## Work to be completed
Reproduce all the lines exactly as they stand, apart from the pictures.

-*-

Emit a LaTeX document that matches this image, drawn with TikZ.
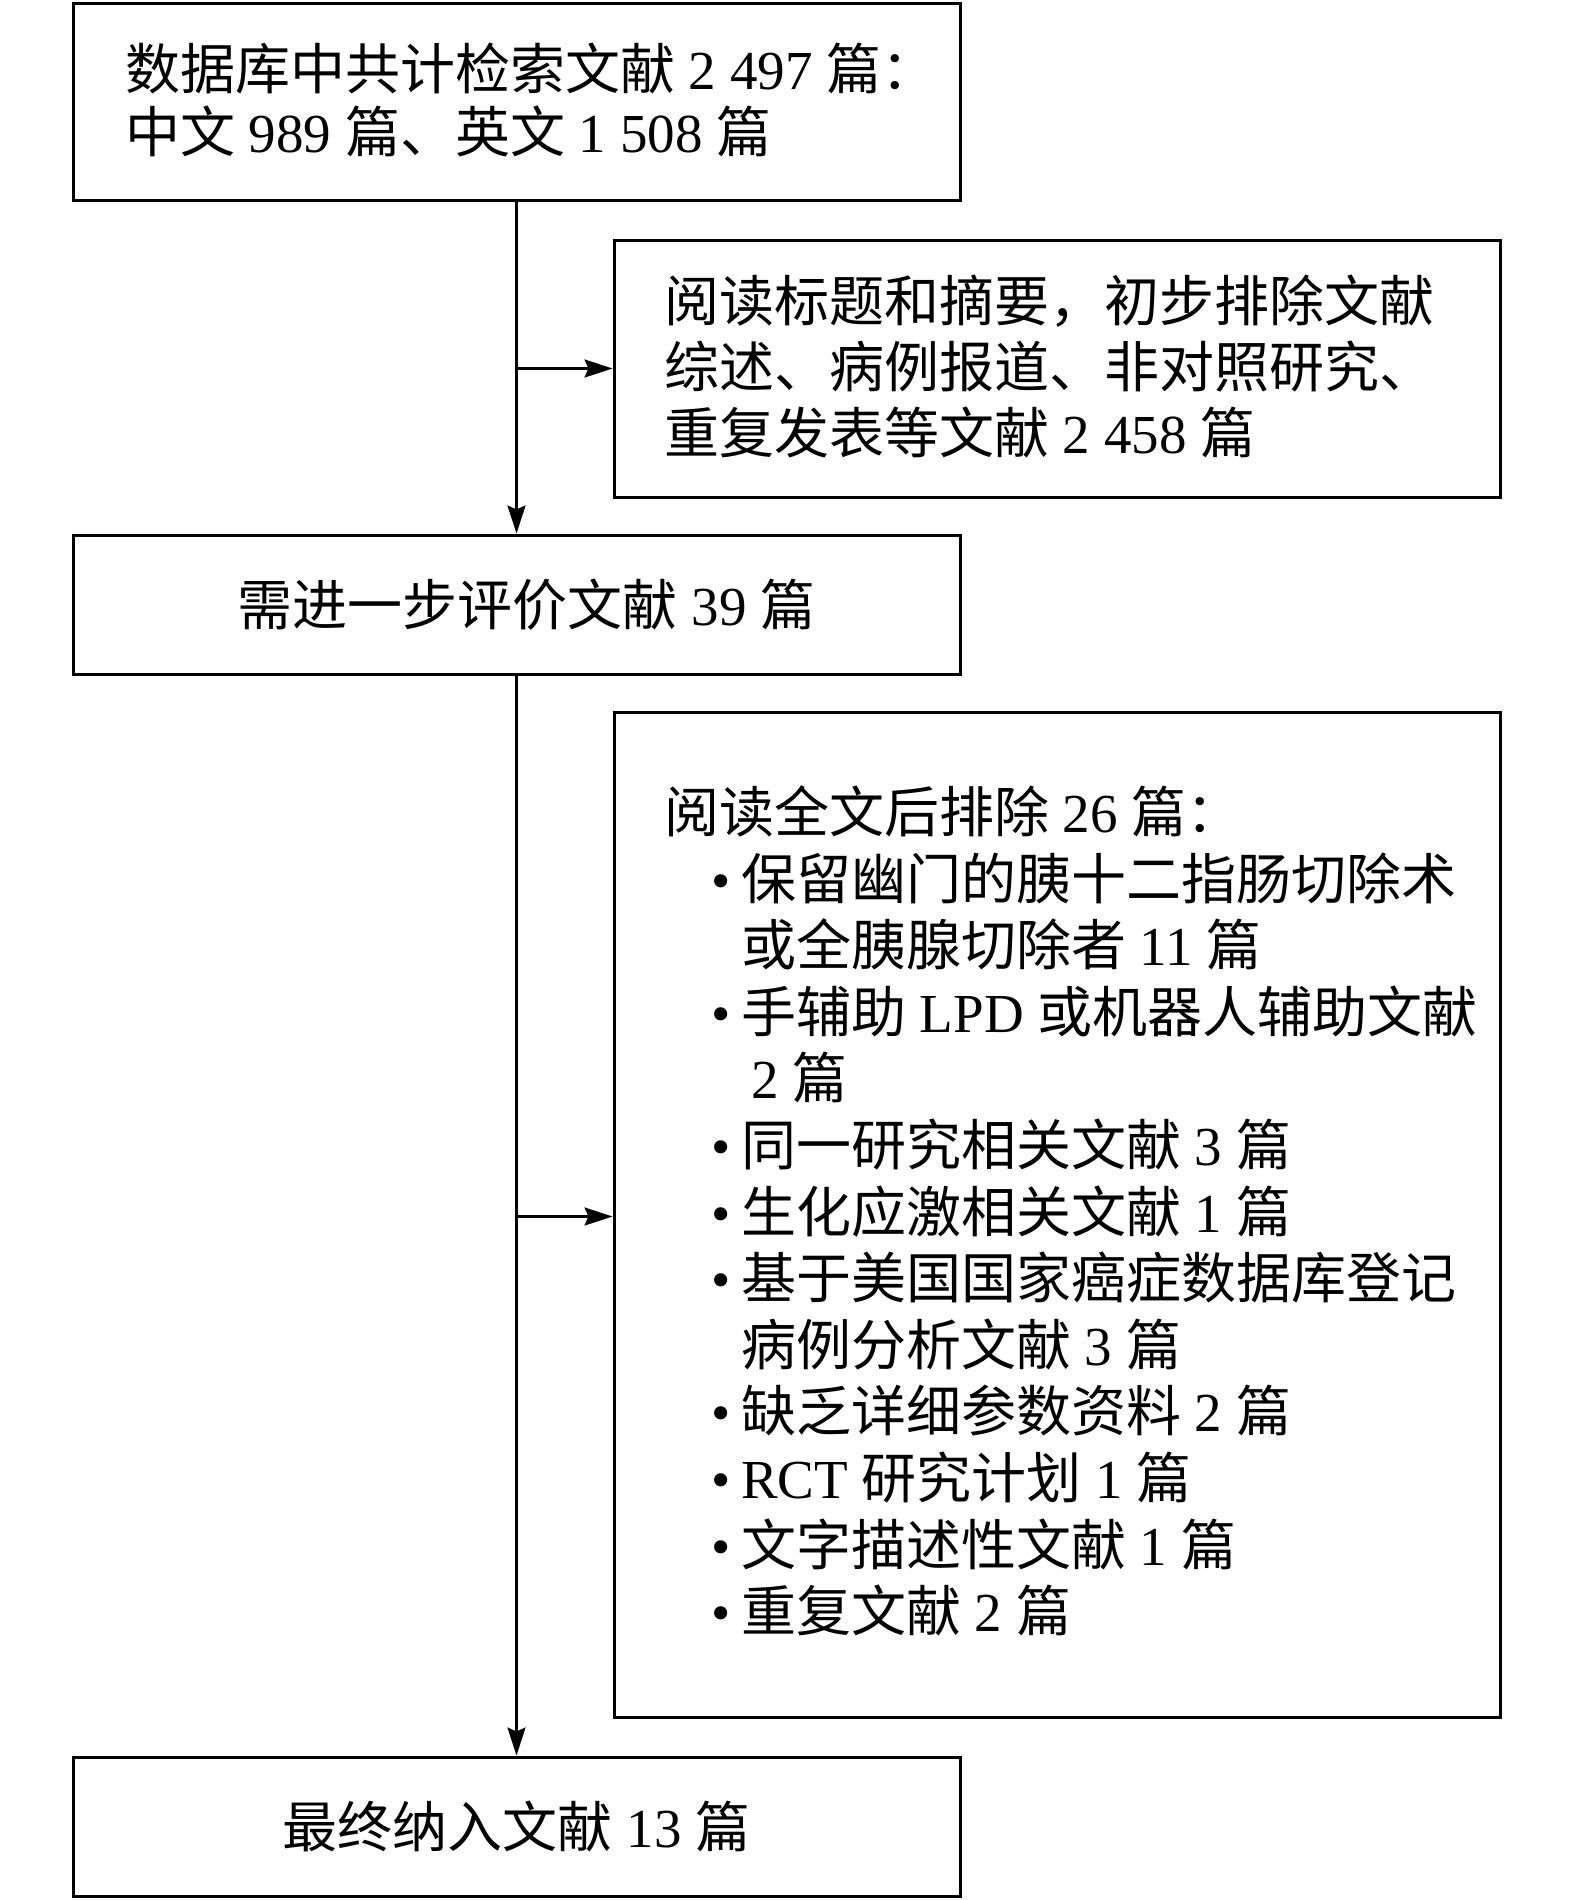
\documentclass[tikz,border=0pt]{standalone}
\usepackage{fontspec}
\setmainfont{Liberation Serif}
\newfontfamily\cjk{Noto Sans CJK SC}
\usetikzlibrary{arrows.meta,calc}
\newcommand\nm[1]{{\rmfamily #1}}
\newcommand\bul{\hspace*{47pt}\makebox[30pt][l]{\nm{•}}}
\newcommand\ind{\hspace*{77pt}}
\begin{document}
\begin{tikzpicture}[x=1pt,y=1pt,
  box/.style={draw,line width=3pt,rectangle,inner sep=0pt},
  txt/.style={inner sep=0pt,align=left,font=\cjk\fontsize{55}{66.6}\selectfont},
  conn/.style={line width=2.4pt,-{Stealth[length=28pt,width=18pt,inset=4pt]}},
  plain/.style={line width=2.4pt}]
\useasboundingbox (0,0) rectangle (1575,-1900);
% boxes
\node[box,minimum width=887pt,minimum height=196pt] (b1) at (516.5,-102) {};
\node[box,minimum width=886pt,minimum height=257pt] (b2) at (1057,-368.5) {};
\node[box,minimum width=887pt,minimum height=139pt] (b3) at (516.5,-604.5) {};
\node[box,minimum width=886pt,minimum height=1005pt] (b4) at (1057,-1214.5) {};
\node[box,minimum width=887pt,minimum height=139pt] (b5) at (516.5,-1826.5) {};
% texts
\node[txt,anchor=west,font=\cjk\fontsize{55}{63}\selectfont] (t1) at (125,-100) {数据库中共计检索文献\nm{ 2 497 }篇：\\中文\nm{ 989 }篇、英文\nm{ 1 508 }篇};
\node[txt,anchor=west,font=\cjk\fontsize{55}{66}\selectfont] (t2) at (664,-366) {阅读标题和摘要，初步排除文献\\综述、病例报道、非对照研究、\\重复发表等文献\nm{ 2 458 }篇};
\node[txt] (t3) at ($(b3.center)+(10,0)$) {需进一步评价文献\nm{ 39 }篇};
\node[txt,anchor=west] (t4) at (664,-1211) {阅读全文后排除\nm{ 26 }篇：\\
\bul 保留幽门的胰十二指肠切除术\\
\ind 或全胰腺切除者\nm{ 11 }篇\\
\bul 手辅助\nm{ LPD }或机器人辅助文献\\
\hspace*{87pt}\nm{2 }篇\\
\bul 同一研究相关文献\nm{ 3 }篇\\
\bul 生化应激相关文献\nm{ 1 }篇\\
\bul 基于美国国家癌症数据库登记\\
\ind 病例分析文献\nm{ 3 }篇\\
\bul 缺乏详细参数资料\nm{ 2 }篇\\
\bul\nm{RCT }研究计划\nm{ 1 }篇\\
\bul 文字描述性文献\nm{ 1 }篇\\
\bul 重复文献\nm{ 2 }篇};
\node[txt] (t5) at (b5.center) {最终纳入文献\nm{ 13 }篇};
% connectors
\coordinate (j1) at ($(b1.south)+(0,-167)$);
\coordinate (j2) at ($(b3.south)+(0,-541)$);
\draw[conn] (b1.south) -- (b3.north);
\draw[conn] (j1) -- (j1 -| b2.west);
\draw[conn] (b3.south) -- (b5.north);
\draw[conn] (j2) -- (j2 -| b4.west);
\end{tikzpicture}
\end{document}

-*-

## The output
Emit a LaTeX document that matches this image, drawn with TikZ.
\documentclass[tikz,border=0pt]{standalone}
\usepackage{fontspec}
\setmainfont{Liberation Serif}
\newfontfamily\cjk{Noto Sans CJK SC}
\usetikzlibrary{arrows.meta,calc}
\newcommand\nm[1]{{\rmfamily #1}}
\newcommand\bul{\hspace*{47pt}\makebox[30pt][l]{\nm{•}}}
\newcommand\ind{\hspace*{77pt}}
\begin{document}
\begin{tikzpicture}[x=1pt,y=1pt,
  box/.style={draw,line width=3pt,rectangle,inner sep=0pt},
  txt/.style={inner sep=0pt,align=left,font=\cjk\fontsize{55}{66.6}\selectfont},
  conn/.style={line width=2.4pt,-{Stealth[length=28pt,width=18pt,inset=4pt]}},
  plain/.style={line width=2.4pt}]
\useasboundingbox (0,0) rectangle (1575,-1900);
% boxes
\node[box,minimum width=887pt,minimum height=196pt] (b1) at (516.5,-102) {};
\node[box,minimum width=886pt,minimum height=257pt] (b2) at (1057,-368.5) {};
\node[box,minimum width=887pt,minimum height=139pt] (b3) at (516.5,-604.5) {};
\node[box,minimum width=886pt,minimum height=1005pt] (b4) at (1057,-1214.5) {};
\node[box,minimum width=887pt,minimum height=139pt] (b5) at (516.5,-1826.5) {};
% texts
\node[txt,anchor=west,font=\cjk\fontsize{55}{63}\selectfont] (t1) at (125,-100) {数据库中共计检索文献\nm{ 2 497 }篇：\\中文\nm{ 989 }篇、英文\nm{ 1 508 }篇};
\node[txt,anchor=west,font=\cjk\fontsize{55}{66}\selectfont] (t2) at (664,-366) {阅读标题和摘要，初步排除文献\\综述、病例报道、非对照研究、\\重复发表等文献\nm{ 2 458 }篇};
\node[txt] (t3) at ($(b3.center)+(10,0)$) {需进一步评价文献\nm{ 39 }篇};
\node[txt,anchor=west] (t4) at (664,-1211) {阅读全文后排除\nm{ 26 }篇：\\
\bul 保留幽门的胰十二指肠切除术\\
\ind 或全胰腺切除者\nm{ 11 }篇\\
\bul 手辅助\nm{ LPD }或机器人辅助文献\\
\hspace*{87pt}\nm{2 }篇\\
\bul 同一研究相关文献\nm{ 3 }篇\\
\bul 生化应激相关文献\nm{ 1 }篇\\
\bul 基于美国国家癌症数据库登记\\
\ind 病例分析文献\nm{ 3 }篇\\
\bul 缺乏详细参数资料\nm{ 2 }篇\\
\bul\nm{RCT }研究计划\nm{ 1 }篇\\
\bul 文字描述性文献\nm{ 1 }篇\\
\bul 重复文献\nm{ 2 }篇};
\node[txt] (t5) at (b5.center) {最终纳入文献\nm{ 13 }篇};
% connectors
\coordinate (j1) at ($(b1.south)+(0,-167)$);
\coordinate (j2) at ($(b3.south)+(0,-541)$);
\draw[conn] (b1.south) -- (b3.north);
\draw[conn] (j1) -- (j1 -| b2.west);
\draw[conn] (b3.south) -- (b5.north);
\draw[conn] (j2) -- (j2 -| b4.west);
\end{tikzpicture}
\end{document}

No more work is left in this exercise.